There are thousands of dives in the Maldives, and choosing those most suitable for photography will greatly increase your productivity. Many popular sites are fast drift dives where you will see amazing life, but mostly flying by, out of photographic range. Joining a trip with other photographers will mean the whole boat wants to visit the more photo-friendly spots. Even so, get ready to adapt techniques to suit what you find, and take it on the chin when you jump in with a macro lens and find yourself face-to-face with a whale shark!

Tip 2: Sensational Subjects

There are lots of endemic species in the Maldives, and everyone should go home with photos of the ubiquitous Maldivian anemonefish. The reefs are best known for simply being fishy, which is something you should always try to communicate in your photos. Schooling fish make excellent subjects in themselves.

The best images feature neatly aligned fish—and the current can be a big help. Schooling fish are also ideal for backgrounds, so when the water column is packed with life, drop down to the reef to hunt out a foreground.

Many reefs also have healthy reef shark populations. Gray reefs gather in numbers on many sites and will come into photo range with patience. A snorkel from most resort islands will get you close to reef blacktips. Whale sharks can be encountered reliably in South Male Atoll and sometimes come and feed on plankton attracted to the liveaboard lights at night. Tawny nurse sharks appear for a popular night dive in Vaavu Atoll, and tiger sharks show up for a wild rodeo, attracted to the tuna factory in Fuvahmulah Atoll.


Maldivian anemonefish are only found here and are reliable subjects on unpredictable dives.

Alex Mustard

Turtles are common. Hawksbills are found on most dive sites, and every now and then you will find a particularly friendly individual. Green turtles tend to be more patchy, rare until encountered in good numbers on certain sites, such as Kuredu Caves. Their particularly pretty shells work well when photographed from above, or if they are resting, their characterful faces make for memorable portraits.

But reef manta rays are the classic Maldivian subject. There are many manta dives across the atolls; most are at cleaning stations, where the giant rays come in for their spa treatment.

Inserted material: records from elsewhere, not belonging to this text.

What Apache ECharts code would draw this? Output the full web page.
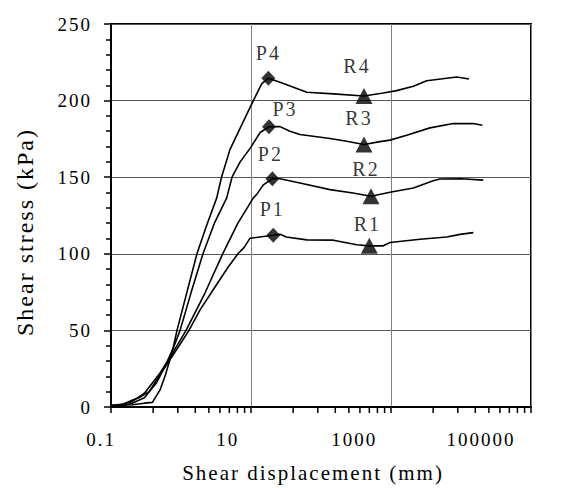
<!DOCTYPE html>
<html><head><meta charset="utf-8">
<script src="https://cdn.jsdelivr.net/npm/echarts@6/dist/echarts.min.js"></script>
<style>
html,body{margin:0;padding:0;background:#fff;}
#chart{width:577px;height:488px;}
#chart text{letter-spacing:2px;font-family:"Liberation Serif",serif !important;}
</style></head><body><div id="chart"></div>
<script>
// ---- data (shear displacement in mm, shear stress in kPa) ----
const xTickLabels = ['0.1', '10', '1000', '100000'];
const xMinorTicks = [0.4, 0.9, 1.6, 2.5, 3.6, 4.9, 6.4, 8.1,
                     40, 90, 160, 250, 360, 490, 640, 810,
                     4000, 9000, 16000, 25000, 36000, 49000, 64000, 81000];

const curve1X = [0.1, 0.13, 0.15, 0.19, 0.25, 0.35, 0.57, 0.9, 1.3, 1.87, 3.06, 4.7, 6.5, 7.94, 9.7, 13.4, 20.8, 26, 32, 62.5, 150, 324, 490, 776, 967, 2600, 6250, 9680, 15000];
const curve1Y = [1, 1, 2, 4, 6, 10, 25, 38.7, 50, 63.4, 78.3, 91.2, 100, 104, 110.2, 111, 112.1, 112.7, 111, 109.1, 108.9, 105.9, 105.2, 105.2, 107.4, 109.5, 111, 112.7, 113.8];

const curve2X = [0.1, 0.15, 0.2, 0.3, 0.5, 0.8, 1.18, 2.2, 3.94, 6.5, 10.8, 12, 15, 20.2, 26, 50, 134.5, 286, 518, 967, 2090, 4000, 5000, 10000, 20800];
const curve2Y = [1, 2, 3.5, 9, 22, 37, 50, 74.4, 100, 120, 136.5, 138.6, 145, 149, 149, 146.2, 141.9, 139.7, 137.6, 140.2, 143, 147.7, 148.8, 149, 148.1];

const curve3X = [0.1, 0.15, 0.2, 0.3, 0.45, 0.6, 0.8, 0.97, 1.4, 2.06, 3, 4.5, 5.35, 7, 9.7, 13.5, 18.1, 26, 36, 50, 134.5, 233, 411, 697, 967, 1675, 3600, 7760, 15000, 20200];
const curve3Y = [1, 1, 2.5, 6, 16, 27, 40, 50, 75, 100, 120, 136.5, 150, 160, 168.8, 179.2, 182.9, 183, 180, 177.9, 175.3, 173.5, 171.4, 173.2, 174.2, 177.4, 182.2, 185, 185, 183.9];

const curve4X = [0.1, 0.2, 0.3, 0.39, 0.5, 0.6, 0.75, 0.877, 1.2, 1.69, 2.3, 3.24, 3.79, 5, 7, 10.8, 14.2, 17.7, 26, 62.7, 150, 411, 776, 1200, 2090, 3240, 6250, 8700, 13000];
const curve4Y = [1, 1.5, 2.5, 3, 11, 21, 36, 50, 74, 100, 118, 136.5, 150, 168, 182, 200, 210.9, 214.6, 212, 205.5, 204.4, 203, 205, 206.5, 209.4, 213, 214.6, 215.4, 214.1];

const peakLabels = ['P1', 'P2', 'P3', 'P4'];
const peakX = [20.8, 20.2, 18.1, 17.7];
const peakY = [112.1, 149, 182.9, 214.6];

const residualLabels = ['R1', 'R2', 'R3', 'R4'];
const residualX = [490, 518, 411, 411];
const residualY = [105.2, 137.6, 171.4, 203];

// ---- layout / styling ----
const FONT = '"Liberation Serif", serif';
// axis variable: number of 100-fold steps above 0.1 mm
const toU = v => Math.log10(v * 10) / 2;
const pairs = (xs, ys) => xs.map((x, i) => [toU(x), ys[i]]);

const peakOffsets = [[-1, -26], [-2, -25], [16, -18], [0, -25]];
const residualOffsets = [[-2, -22], [-5, -27], [-5, -26], [-7, -30]];

const labelItems = (xs, ys, names, offs) => xs.map((x, i) => ({
  value: [toU(x), ys[i]], name: names[i],
  label: { offset: offs[i] }
}));

const lineSeries = [[curve1X, curve1Y], [curve2X, curve2Y], [curve3X, curve3Y], [curve4X, curve4Y]]
  .map(([xs, ys], i) => ({
    type: 'line', name: 'curve' + (i + 1), data: pairs(xs, ys),
    symbol: 'none', lineStyle: { color: '#000', width: 1.6 }, z: 3, silent: true
  }));

const pointLabel = {
  show: true, position: 'inside', formatter: '{b}', color: '#000',
  fontFamily: FONT, fontSize: 20, align: 'center', verticalAlign: 'middle'
};

const chart = echarts.init(document.getElementById('chart'), null, { renderer: 'svg' });
chart.setOption({
  animation: false,
  backgroundColor: '#fff',
  textStyle: { fontFamily: FONT },
  grid: [
    { left: 111, top: 24, width: 420, height: 387, show: true, borderColor: '#000', borderWidth: 2, containLabel: false },
    { left: 101, top: 24, width: 380, height: 387, show: false, containLabel: false }
  ],
  xAxis: [{
    type: 'value', gridIndex: 0, min: 0, max: 3, interval: 1,
    name: 'Shear displacement (mm)', nameLocation: 'middle', nameGap: 55,
    nameTextStyle: { fontFamily: FONT, fontSize: 21, color: '#000', padding: [0, 16, 0, 0] },
    axisLine: { show: true, onZero: false, lineStyle: { color: '#000', width: 2 } },
    axisTick: { show: true, inside: false, length: 6, lineStyle: { color: '#000', width: 1.5 } },
    axisLabel: { show: false },
    splitLine: { show: true, lineStyle: { color: '#808080', width: 1 } }
  }, {
    type: 'value', gridIndex: 1, min: 0, max: 3, interval: 1,
    axisLine: { show: false }, axisTick: { show: false }, splitLine: { show: false },
    axisLabel: {
      show: true, margin: 19, color: '#000', fontFamily: FONT, fontSize: 19,
      formatter: v => xTickLabels[Math.round(v)]
    }
  }],
  yAxis: [{
    type: 'value', gridIndex: 0, min: 0, max: 250, interval: 50,
    name: 'Shear stress (kPa)', nameLocation: 'middle', nameRotate: 90, nameGap: 74,
    nameTextStyle: { fontFamily: FONT, fontSize: 24, color: '#000', padding: [0, 33, 0, 0] },
    axisLine: { show: true, lineStyle: { color: '#000', width: 2 } },
    axisTick: { show: true, inside: false, length: 7, lineStyle: { color: '#000', width: 1.5 } },
    minorTick: { show: true, splitNumber: 5, length: 5, lineStyle: { color: '#000', width: 1.5 } },
    axisLabel: { margin: 19, color: '#000', fontFamily: FONT, fontSize: 19 },
    splitLine: { show: true, lineStyle: { color: '#555', width: 1 } }
  }, {
    type: 'value', gridIndex: 1, min: 0, max: 1, show: false
  }],
  series: [
    ...lineSeries,
    {
      type: 'scatter', name: 'peak', symbol: 'diamond', symbolSize: [14, 15],
      itemStyle: { color: '#000' }, z: 5, silent: true,
      data: labelItems(peakX, peakY, peakLabels, peakOffsets), label: pointLabel
    },
    {
      type: 'scatter', name: 'residual', symbol: 'triangle', symbolSize: [17, 16],
      itemStyle: { color: '#000' }, z: 5, silent: true,
      data: labelItems(residualX, residualY, residualLabels, residualOffsets), label: pointLabel
    },
    {
      type: 'custom', name: 'minorTicks', clip: false, silent: true, z: 4,
      data: xMinorTicks.map(v => [toU(v), 0]),
      renderItem: (params, api) => {
        const p = api.coord([api.value(0), 0]);
        return { type: 'line', shape: { x1: p[0], y1: p[1], x2: p[0], y2: p[1] + 6 },
                 style: { stroke: '#000', lineWidth: 1.5 } };
      }
    }
  ]
});
</script></body></html>
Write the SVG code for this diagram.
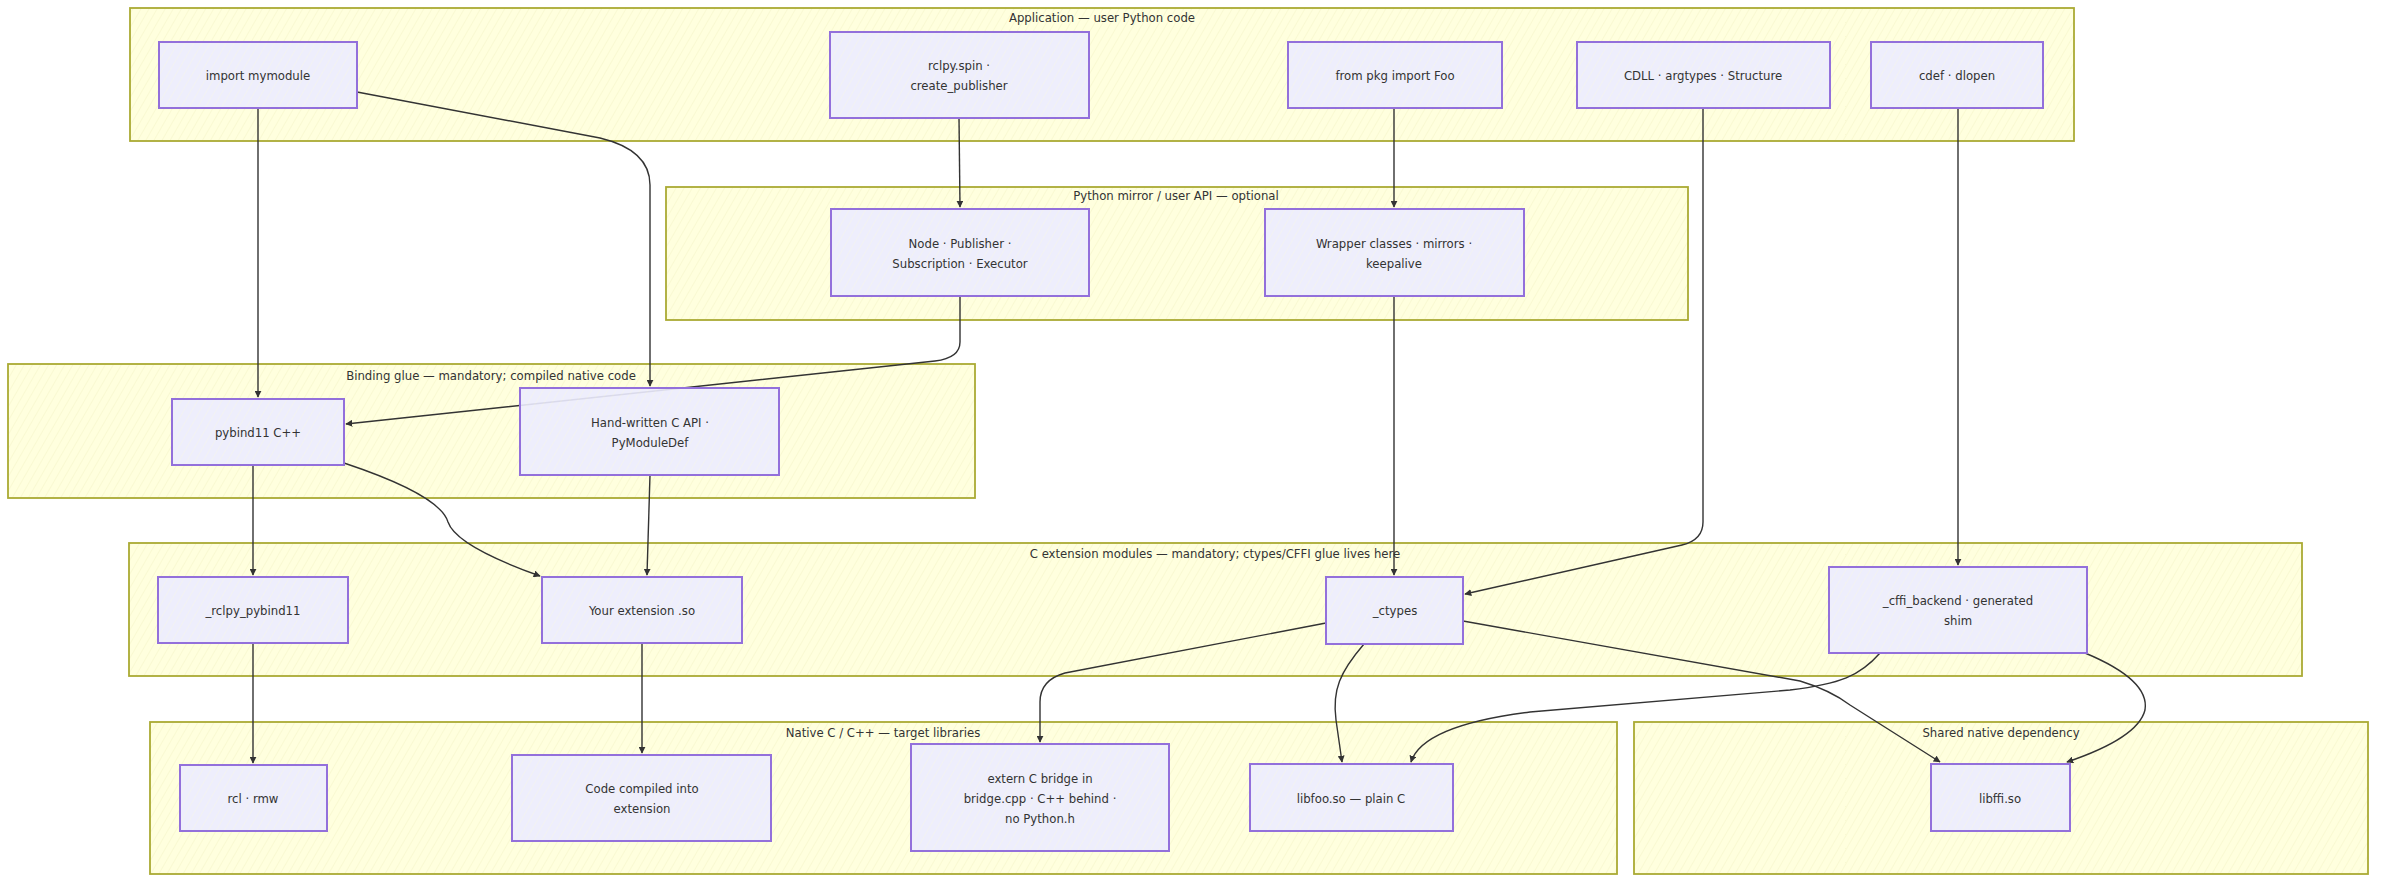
<svg xmlns="http://www.w3.org/2000/svg" width="2384" height="886" viewBox="0 0 2384 886">
<style>
.cl{stroke:#aaaa33;stroke-width:1.8;fill:url(#hy)}
.nd rect{stroke:#9370DB;stroke-width:2;fill:url(#hp);fill-opacity:0.9}
text{font-family:"DejaVu Sans Condensed","DejaVu Sans","Liberation Sans",sans-serif;font-stretch:condensed;font-size:13px;fill:#333;text-anchor:middle;dominant-baseline:central}
.e{fill:none;stroke:#333;stroke-width:1.4;marker-end:url(#ah)}
</style>
<defs>
<pattern id="hy" patternUnits="userSpaceOnUse" width="7" height="7" patternTransform="rotate(30)">
<rect width="7" height="7" fill="#ffffde"/>
<line x1="0" y1="0" x2="0" y2="7" stroke="#f3f3c6" stroke-width="1"/>
</pattern>
<pattern id="hp" patternUnits="userSpaceOnUse" width="7" height="7" patternTransform="rotate(30)">
<rect width="7" height="7" fill="#ECECFF"/>
<line x1="0" y1="0" x2="0" y2="7" stroke="#f7f7ee" stroke-width="1"/>
</pattern>
<marker id="ah" viewBox="0 0 10 10" refX="9" refY="5" markerWidth="7" markerHeight="7" orient="auto" markerUnits="userSpaceOnUse">
<path d="M0,0 L10,5 L0,10 z" fill="#333"/>
</marker>
</defs>
<rect width="2384" height="886" fill="#ffffff"/>
<g id="clusters">
<g id="cl-app"><rect class="cl" x="130" y="8" width="1944" height="133"/><text x="1102" y="17">Application — user Python code</text></g>
<g id="cl-mirror"><rect class="cl" x="666" y="187" width="1022" height="133"/><text x="1176" y="195">Python mirror / user API — optional</text></g>
<g id="cl-glue"><rect class="cl" x="8" y="364" width="967" height="134"/><text x="491" y="375">Binding glue — mandatory; compiled native code</text></g>
<g id="cl-ext"><rect class="cl" x="129" y="543" width="2173" height="133"/><text x="1215" y="553">C extension modules — mandatory; ctypes/CFFI glue lives here</text></g>
<g id="cl-native"><rect class="cl" x="150" y="722" width="1467" height="152"/><text x="883" y="732">Native C / C++ — target libraries</text></g>
<g id="cl-shared"><rect class="cl" x="1634" y="722" width="734" height="152"/><text x="2001" y="732">Shared native dependency</text></g>
</g>
<g id="connectors">
<path class="e" d="M258,108 L258,397"/>
<path class="e" d="M357,92 L600,138 Q650,150 650,185 L650,386"/>
<path class="e" d="M959,118 L960,207"/>
<path class="e" d="M1394,108 L1394,207"/>
<path class="e" d="M960,296 L960,342 Q960,358 935,361 L346,424"/>
<path class="e" d="M650,475 L647,575"/>
<path class="e" d="M253,465 L253,575"/>
<path class="e" d="M344,463 Q440,495 448,522 Q456,546 540,576"/>
<path class="e" d="M1703,108 L1703,522 Q1703,540 1682,545 L1465,594"/>
<path class="e" d="M1394,296 L1394,575"/>
<path class="e" d="M1958,108 L1958,565"/>
<path class="e" d="M253,643 L253,763"/>
<path class="e" d="M642,643 L642,753"/>
<path class="e" d="M1326,623 L1065,673 Q1040,680 1040,702 L1040,742"/>
<path class="e" d="M1364,644 C1340,672 1332,690 1336,720 L1342,762"/>
<path class="e" d="M1463,621 L1800,681 Q1830,690 1850,705 L1940,762"/>
<path class="e" d="M1880,653 C1860,676 1840,684 1790,690 L1530,712 C1450,722 1418,740 1411,762"/>
<path class="e" d="M2085,653 Q2150,680 2145,710 Q2138,738 2067,762"/>
</g>
<g id="nodes">
<g id="n-import" class="nd"><rect x="159" y="42" width="198" height="66"/><text x="258" y="75">import mymodule</text></g>
<g id="n-rclpy" class="nd"><rect x="830" y="32" width="259" height="86"/><text x="959" y="65">rclpy.spin ·</text><text x="959" y="85">create_publisher</text></g>
<g id="n-frompkg" class="nd"><rect x="1288" y="42" width="214" height="66"/><text x="1395" y="75">from pkg import Foo</text></g>
<g id="n-cdll" class="nd"><rect x="1577" y="42" width="253" height="66"/><text x="1703" y="75">CDLL · argtypes · Structure</text></g>
<g id="n-cdef" class="nd"><rect x="1871" y="42" width="172" height="66"/><text x="1957" y="75">cdef · dlopen</text></g>
<g id="n-nodepub" class="nd"><rect x="831" y="209" width="258" height="87"/><text x="960" y="243">Node · Publisher ·</text><text x="960" y="263">Subscription · Executor</text></g>
<g id="n-wrapper" class="nd"><rect x="1265" y="209" width="259" height="87"/><text x="1394" y="243">Wrapper classes · mirrors ·</text><text x="1394" y="263">keepalive</text></g>
<g id="n-pybind" class="nd"><rect x="172" y="399" width="172" height="66"/><text x="258" y="432">pybind11 C++</text></g>
<g id="n-handc" class="nd"><rect x="520" y="388" width="259" height="87"/><text x="650" y="422">Hand-written C API ·</text><text x="650" y="442">PyModuleDef</text></g>
<g id="n-rclpypb" class="nd"><rect x="158" y="577" width="190" height="66"/><text x="253" y="610">_rclpy_pybind11</text></g>
<g id="n-yourext" class="nd"><rect x="542" y="577" width="200" height="66"/><text x="642" y="610">Your extension .so</text></g>
<g id="n-ctypes" class="nd"><rect x="1326" y="577" width="137" height="67"/><text x="1395" y="610">_ctypes</text></g>
<g id="n-cffi" class="nd"><rect x="1829" y="567" width="258" height="86"/><text x="1958" y="600">_cffi_backend · generated</text><text x="1958" y="620">shim</text></g>
<g id="n-rcl" class="nd"><rect x="180" y="765" width="147" height="66"/><text x="253" y="798">rcl · rmw</text></g>
<g id="n-code" class="nd"><rect x="512" y="755" width="259" height="86"/><text x="642" y="788">Code compiled into</text><text x="642" y="808">extension</text></g>
<g id="n-extern" class="nd"><rect x="911" y="744" width="258" height="107"/><text x="1040" y="778">extern C bridge in</text><text x="1040" y="798">bridge.cpp · C++ behind ·</text><text x="1040" y="818">no Python.h</text></g>
<g id="n-libfoo" class="nd"><rect x="1250" y="764" width="203" height="67"/><text x="1351" y="798">libfoo.so — plain C</text></g>
<g id="n-libffi" class="nd"><rect x="1931" y="764" width="139" height="67"/><text x="2000" y="798">libffi.so</text></g>
</g>
</svg>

Great photos come with patience and good behavior from the whole dive group. Stay low and don’t block access to the cleaning station. Then the mantas will often come right overhead and stay in orbit for the rest of the dive. Despite the rays often filling the frame, generally you want your strobes right out on long arms for these dives, to minimize backscatter when trying to illuminate such big creatures. If the rays aren’t coming so close to you, then adapt and look for a colorful foreground subject, like an anemonefish, a soft coral or schooling fish, and use the mantas as a background.